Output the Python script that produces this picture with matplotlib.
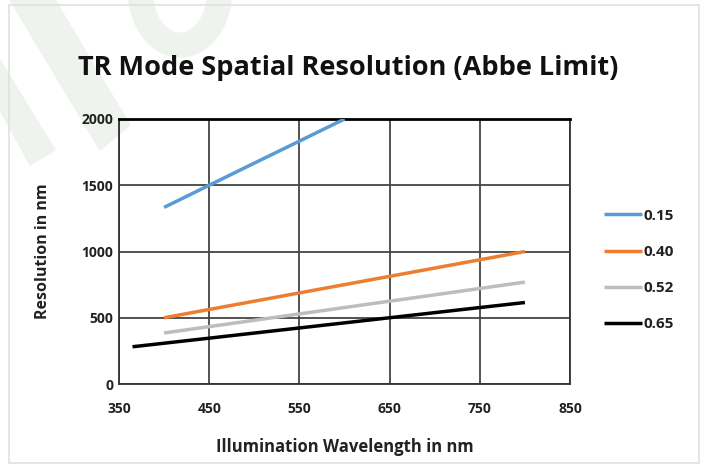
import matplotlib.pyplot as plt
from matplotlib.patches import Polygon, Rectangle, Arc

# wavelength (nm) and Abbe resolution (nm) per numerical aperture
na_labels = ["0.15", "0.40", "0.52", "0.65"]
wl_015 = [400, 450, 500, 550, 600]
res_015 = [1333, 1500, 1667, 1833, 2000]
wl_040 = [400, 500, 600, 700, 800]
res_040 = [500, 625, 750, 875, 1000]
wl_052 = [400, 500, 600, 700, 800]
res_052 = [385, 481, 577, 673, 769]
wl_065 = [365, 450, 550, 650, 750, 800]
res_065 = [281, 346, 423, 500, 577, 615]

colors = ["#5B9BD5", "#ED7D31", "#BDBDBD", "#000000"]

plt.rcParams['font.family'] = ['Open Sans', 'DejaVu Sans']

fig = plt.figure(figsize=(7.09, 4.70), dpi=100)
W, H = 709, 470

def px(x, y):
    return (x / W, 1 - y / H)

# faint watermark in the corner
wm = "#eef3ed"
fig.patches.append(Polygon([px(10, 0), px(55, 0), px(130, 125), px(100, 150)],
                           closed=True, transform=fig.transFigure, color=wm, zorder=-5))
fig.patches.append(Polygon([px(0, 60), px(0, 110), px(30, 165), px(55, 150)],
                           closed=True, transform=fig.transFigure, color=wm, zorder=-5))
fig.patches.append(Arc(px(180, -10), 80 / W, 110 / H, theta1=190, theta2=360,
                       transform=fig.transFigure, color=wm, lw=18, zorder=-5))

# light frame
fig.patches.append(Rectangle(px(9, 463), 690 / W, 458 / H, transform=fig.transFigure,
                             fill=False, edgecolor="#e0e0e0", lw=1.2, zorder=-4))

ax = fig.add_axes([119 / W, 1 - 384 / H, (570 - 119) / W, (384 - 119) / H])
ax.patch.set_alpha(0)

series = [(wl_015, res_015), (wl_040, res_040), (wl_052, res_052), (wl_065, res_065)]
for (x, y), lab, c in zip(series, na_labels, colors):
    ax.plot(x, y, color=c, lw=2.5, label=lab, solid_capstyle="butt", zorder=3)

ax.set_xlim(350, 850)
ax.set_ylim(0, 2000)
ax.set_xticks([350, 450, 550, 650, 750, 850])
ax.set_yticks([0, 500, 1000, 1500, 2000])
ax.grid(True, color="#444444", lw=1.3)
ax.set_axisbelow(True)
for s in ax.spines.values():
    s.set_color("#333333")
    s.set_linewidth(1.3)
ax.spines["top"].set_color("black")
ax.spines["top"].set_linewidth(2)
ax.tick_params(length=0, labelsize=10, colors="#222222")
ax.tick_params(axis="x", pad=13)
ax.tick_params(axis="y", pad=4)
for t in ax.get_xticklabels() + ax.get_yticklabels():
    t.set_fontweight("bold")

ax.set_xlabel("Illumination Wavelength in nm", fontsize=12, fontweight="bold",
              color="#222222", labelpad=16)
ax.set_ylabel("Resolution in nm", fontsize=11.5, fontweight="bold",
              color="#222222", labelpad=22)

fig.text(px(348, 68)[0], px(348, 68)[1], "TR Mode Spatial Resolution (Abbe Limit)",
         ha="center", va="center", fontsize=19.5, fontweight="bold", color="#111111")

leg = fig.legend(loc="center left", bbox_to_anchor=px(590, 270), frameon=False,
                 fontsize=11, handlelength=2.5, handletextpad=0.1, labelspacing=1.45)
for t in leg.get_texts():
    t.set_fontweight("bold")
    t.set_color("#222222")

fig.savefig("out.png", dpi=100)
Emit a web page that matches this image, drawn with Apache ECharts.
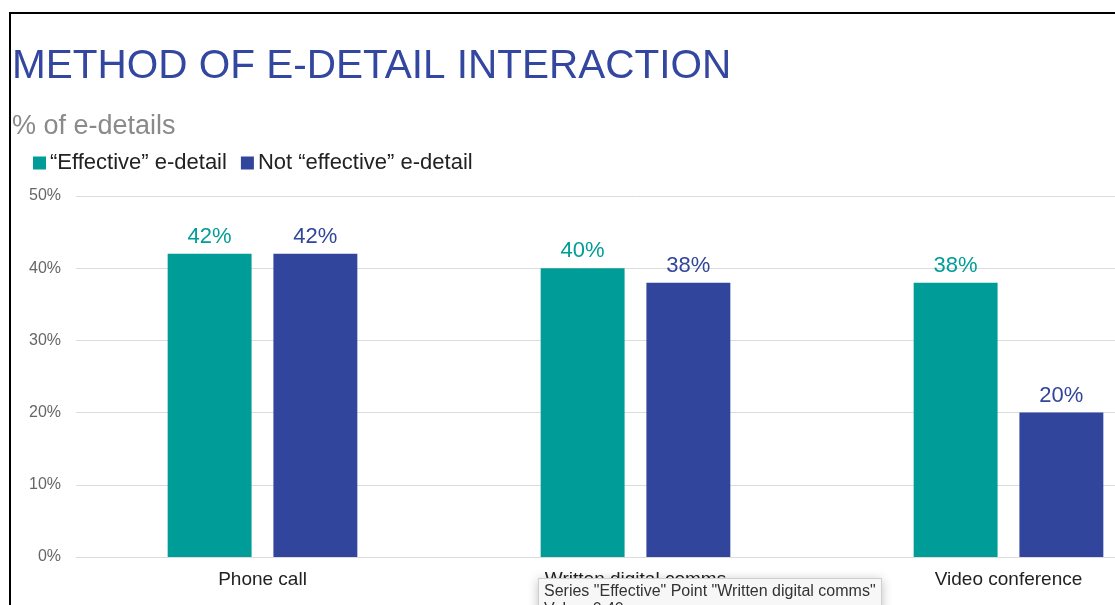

§ To be done
Using the listing above, show each line holding the string "this".

§ Full solution
Output the Python script that produces this picture with matplotlib.
Emit a web page that matches this image, drawn with Apache ECharts.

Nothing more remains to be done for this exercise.